Dan stel ik ’m anders: mogen we qua rechtsstaat blij zijn dat we in Nederland wonen?

“Ja, daar ben ik diep van overtuigd. De rechters hier zijn eerlijk, ook al vinden veel mensen dat ze te laag straffen. Dat geldt ook voor het Openbaar Ministerie en de politie, alhoewel ze zo nu en dan heel raar in beeld komen. Maar wij hebben in Nederland geen corruptie en daar mogen we heel blij mee zijn. Dat neemt niet weg dat er dingen zijn die mij niet lekker zitten. Wat ik echt een probleem vind, is bijvoorbeeld de omgang met mensen die een keer de fout in zijn gegaan. Zij die een taakstraf hebben gehad, zij die in de gevangenis hebben gezeten. Die mensen hebben daarna weinig feitelijke mogelijkheid tot resocialisering en hulp om weer op gang te komen. Op papier wel, maar de werkelijkheid is anders. Dat vind ik heel jammer. Vooral omdat er steeds meer ontwikke-lingen zijn die de kant op gaan dat mensen die kans ook niet meer krijgen. Dan zitten ze er voor altijd aan vast en dat vind ik niet goed. In de juridische wereld weten we allemaal dat Nederland de afgelopen tien jaar ongelooflijk snel veel strenger is geworden. Wij zitten nu aan de bovenkant van Europa wat strengheid betreft. Dan praat ik over mensen die daadwerkelijk in de gevangenis zitten. Een heel deel heeft niets te maken met veroordelingen. Nee, de meeste van hen zitten in voorlopige hechtenis en zijn dus nog niet eens veroordeeld. Of het zijn vreemdelingen die het land uitgezet worden. In Nederland zitten 123 op de 100.000 mensen in de gevangenis: dat is meer dan in Saoedi-Arabië en China. Oké, in Engeland is het nog strenger en in Amerika al helemaal. Maar naar mijn smaak moeten we wel een beetje gaan oppassen in Nederland.”

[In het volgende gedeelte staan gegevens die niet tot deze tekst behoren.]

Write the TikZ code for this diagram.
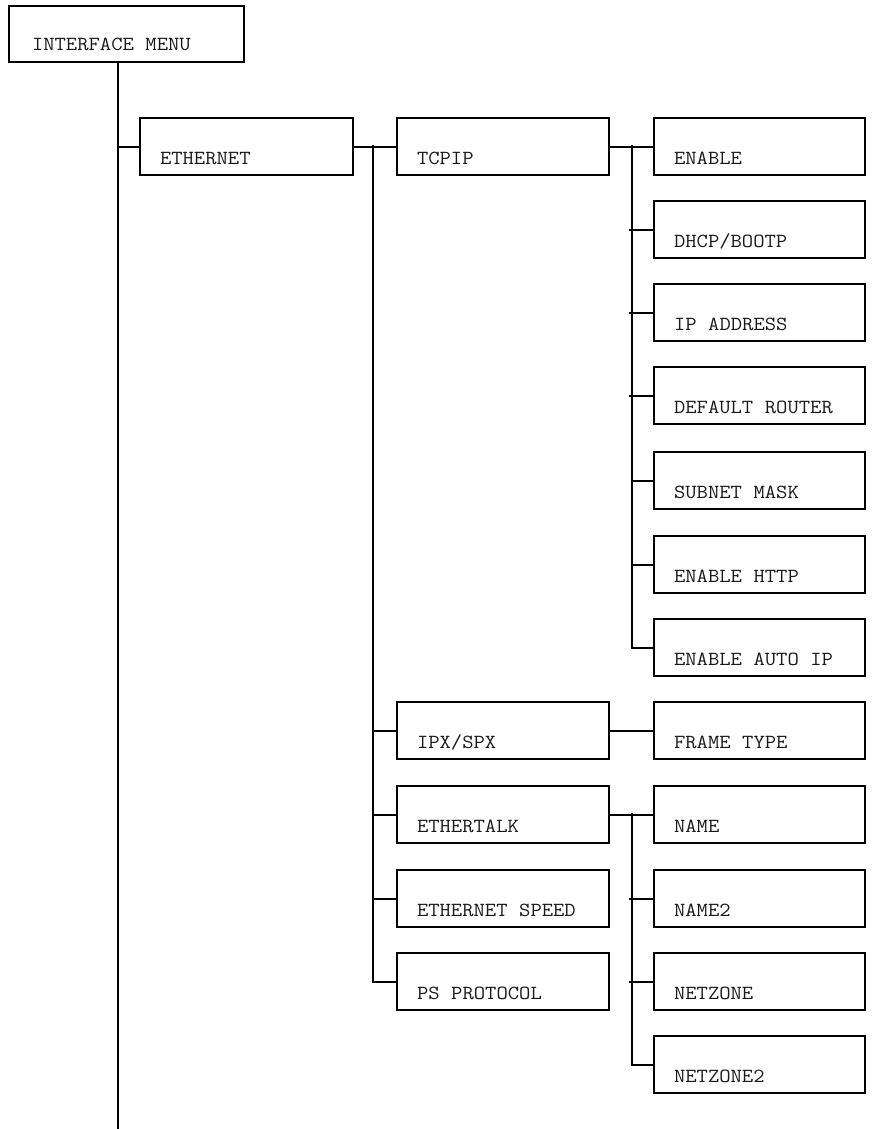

Nu klinkt u toch een beetje als een softie.

“Maar dat ben ik zeker niet. Integendeel. Vroeger was het misschien wel een beetje erg aan de softe kant, naar die situatie wil ik wil zeker niet terug. Maar ik vind dat we moeten gaan uitkijken dat het niet te veel de andere kant uitslaat. Als een vader zijn dochter op Hoog Catharijne een draai om de oren geeft, krijgt hij straf. Voor mishandeling. Dat is géén grapje. Er wordt tegenwoordig echt om flutdelicten opgetreden. Dat bevalt me niet.”

En nu dat rapportcijfer.

“Ik ben geneigd om onze rechtsstaat nu nog een zeven te geven. Maar we zijn aan het zakken.”